WHAT IS EXPECTED
From the entries that follow, pick out all lines holding "draw".

** Begin STORED RECORDS **

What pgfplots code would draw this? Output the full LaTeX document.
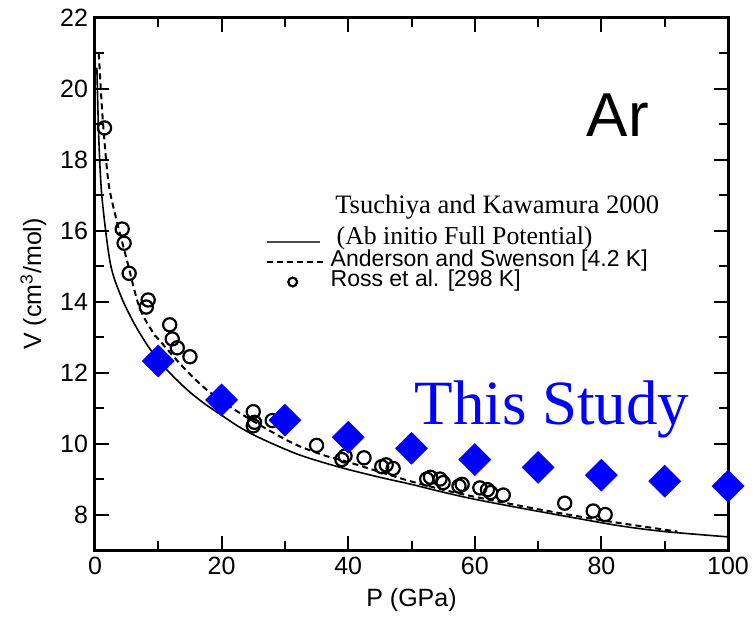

** End STORED RECORDS **
** Begin STORED RECORDS **

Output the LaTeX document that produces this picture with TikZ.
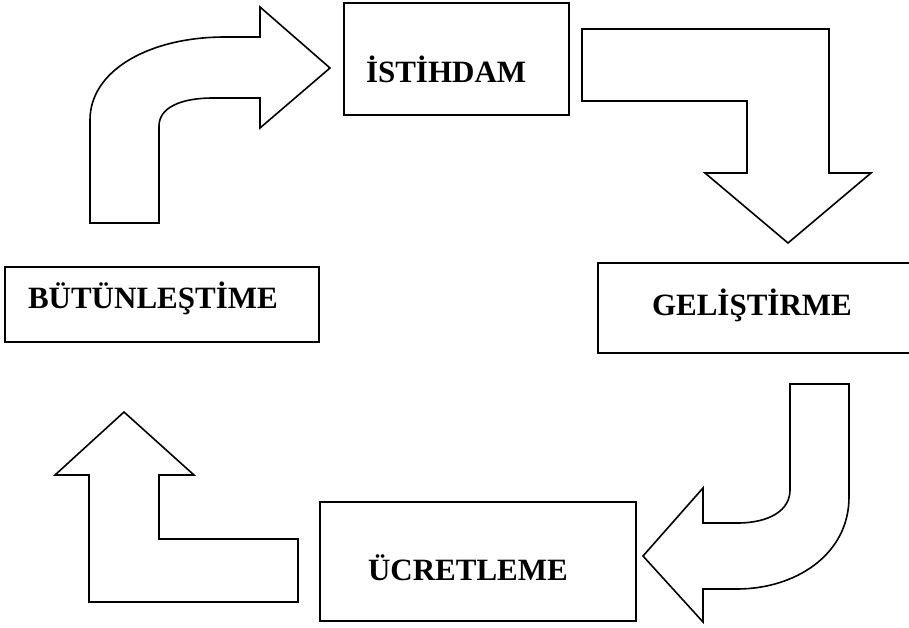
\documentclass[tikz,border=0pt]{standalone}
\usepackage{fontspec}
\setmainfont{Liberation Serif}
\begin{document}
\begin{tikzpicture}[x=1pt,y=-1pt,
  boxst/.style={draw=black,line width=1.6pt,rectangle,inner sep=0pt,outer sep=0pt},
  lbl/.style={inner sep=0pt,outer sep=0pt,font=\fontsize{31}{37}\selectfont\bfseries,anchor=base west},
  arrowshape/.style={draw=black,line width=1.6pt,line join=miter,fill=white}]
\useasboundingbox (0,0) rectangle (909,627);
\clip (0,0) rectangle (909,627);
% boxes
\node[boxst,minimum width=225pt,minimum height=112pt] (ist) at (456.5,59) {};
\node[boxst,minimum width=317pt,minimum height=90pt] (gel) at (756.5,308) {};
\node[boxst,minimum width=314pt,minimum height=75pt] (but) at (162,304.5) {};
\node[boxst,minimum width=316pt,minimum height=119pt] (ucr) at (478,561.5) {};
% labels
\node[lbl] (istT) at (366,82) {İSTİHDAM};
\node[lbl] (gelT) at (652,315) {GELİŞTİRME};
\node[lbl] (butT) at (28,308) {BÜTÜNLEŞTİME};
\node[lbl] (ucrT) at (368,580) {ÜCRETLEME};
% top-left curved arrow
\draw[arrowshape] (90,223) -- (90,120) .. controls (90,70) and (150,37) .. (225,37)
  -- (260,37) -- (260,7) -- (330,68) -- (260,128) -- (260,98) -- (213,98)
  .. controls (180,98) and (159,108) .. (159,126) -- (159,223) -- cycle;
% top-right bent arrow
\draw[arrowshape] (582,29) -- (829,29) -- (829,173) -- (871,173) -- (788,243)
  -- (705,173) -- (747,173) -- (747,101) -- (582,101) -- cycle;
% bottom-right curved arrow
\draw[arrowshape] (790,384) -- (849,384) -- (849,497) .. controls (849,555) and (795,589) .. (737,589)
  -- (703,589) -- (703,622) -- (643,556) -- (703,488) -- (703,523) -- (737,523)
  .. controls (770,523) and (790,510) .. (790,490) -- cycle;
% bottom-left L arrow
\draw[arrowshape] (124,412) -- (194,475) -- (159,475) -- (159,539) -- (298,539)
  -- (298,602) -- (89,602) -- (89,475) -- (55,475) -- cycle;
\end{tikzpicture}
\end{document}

** End STORED RECORDS **

SOLUTION TO THIS PROBLEM
What pgfplots code would draw this? Output the full LaTeX document.
  boxst/.style={draw=black,line width=1.6pt,rectangle,inner sep=0pt,outer sep=0pt},
  arrowshape/.style={draw=black,line width=1.6pt,line join=miter,fill=white}]
\draw[arrowshape] (90,223) -- (90,120) .. controls (90,70) and (150,37) .. (225,37)
\draw[arrowshape] (582,29) -- (829,29) -- (829,173) -- (871,173) -- (788,243)
\draw[arrowshape] (790,384) -- (849,384) -- (849,497) .. controls (849,555) and (795,589) .. (737,589)
\draw[arrowshape] (124,412) -- (194,475) -- (159,475) -- (159,539) -- (298,539)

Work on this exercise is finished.